Because the truth is, insecurity used to be a real fear here. There was a time some small boys would wake up early in the morning attacking people with axes, and in the evenings, shops would be forcefully shut down in chaos. But today, that kind of nonsense has largely been wiped out, and in its place is a growing sense of order, safety, and dignity. Even waste management tells its own story—the whole state can be complaining about irregular collection, and I will call my mum to gist, and she will simply say she cannot relate.
These changes have not just improved the environment—they have quietly shifted the value of the place. House rent in Ajegunle is now higher than places like Egbeda, Ikotun, Mushin, and Agege. I’m not even sure how I feel about that yet… but let me not digress.

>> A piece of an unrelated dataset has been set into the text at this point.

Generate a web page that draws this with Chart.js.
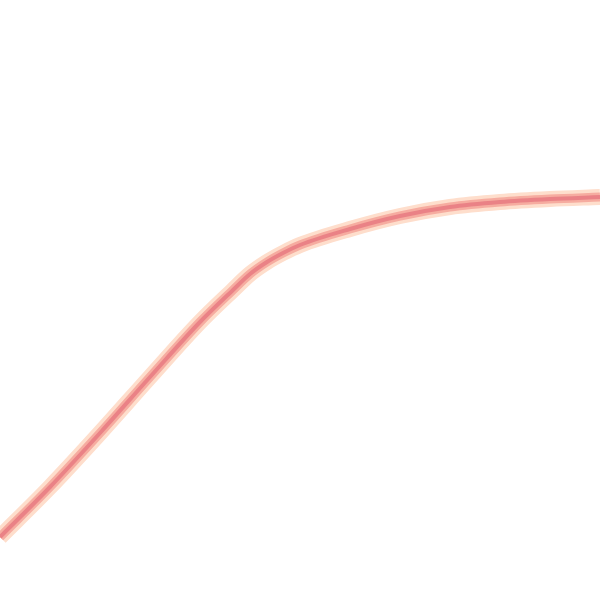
<!DOCTYPE html>
<html>
<head>
<meta charset="utf-8">
<script src="https://cdn.jsdelivr.net/npm/chart.js@4"></script>
<style>
  html, body { margin: 0; padding: 0; background: #fff; overflow: hidden; }
  #wrap { position: absolute; left: 0; top: 0; width: 600px; height: 600px; }
</style>
</head>
<body>
<div id="wrap"><canvas id="curve"></canvas></div>
<script>
// values
var xValues = [0, 50, 100, 150, 200, 233, 250, 267, 283, 300, 350, 400, 450, 500, 550, 600];
var yValues = [63, 113, 167, 223, 278, 310, 326, 338, 347, 355, 371, 384, 393, 398, 401, 403];

var points = xValues.map(function (x, i) { return { x: x, y: yValues[i] }; });

// same curve drawn three times: soft halo, mid glow, red core
function layer(width, colour) {
    return {
        data: points,
        fill: false,
        borderWidth: width,
        borderColor: colour,
        pointRadius: 0,
        cubicInterpolationMode: 'monotone'
    };
}

var ctx = document.getElementById("curve");
var curveChart = new Chart(ctx, {
    type: 'line',
    data: {
        datasets: [
            layer(4, "rgb(234,130,134)"),
            layer(9, "rgb(246,172,160)"),
            layer(16, "rgb(254,222,204)")
        ]
    },
    options: {
        responsive: true,
        maintainAspectRatio: false,
        animation: false,
        layout: { padding: 0 },
        plugins: { legend: { display: false }, tooltip: { enabled: false } },
        scales: {
            x: { type: 'linear', min: 0, max: 600, display: false },
            y: { type: 'linear', min: 0, max: 600, display: false }
        }
    }
});
</script>
</body>
</html>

All of this is why, when I heard that the Tolu Schools Complex had been fully regenerated, I wasn’t very surprised, but I will not lie—it filled me with a deep sense of joy, pride, and quiet victory.
There is no need to bore you with the 1981 Tolu Complex story… but the commissioning of the fully regenerated Tolu Schools Complex is more than an upgrade—it is a restoration of dignity.
Honestly, you don’t need statistics to feel it. Just walk in and you’ll know. Everything is designed so a child’s body can relax and the mind can open up—no discomfort, no struggle, just a place to thrive.
Now, these children won’t have to “manage” as much. They can truly focus. They can explore. There’s a vocational centre where they can learn hands-on skills and begin to shape their own paths early. Science labs that bring learning to life, where they can see, touch, and test. And an ICT hub that connects them to a world far beyond Ajegunle without ever leaving.
This is for us. For teachers who stayed and refused to go to japa. For students, a quiet confidence that comes from knowing their environment is finally working for them, not against them, and it is giving parents peace of mind.
And for people like me, it is deeply emotional. Because Ajegunle, like me, has always had the talent, always had the drive, always had that stubborn resilience that refuses to break. What we are seeing now feels like Babajide Sanwo-Olu has finally decided to match that strength with structure—and that changes things.
So yes, this is about new buildings, but it is also about new possibilities. It is about a generation that will grow up seeing better and, more importantly, believing they deserve better. And sometimes, that belief is where everything begins.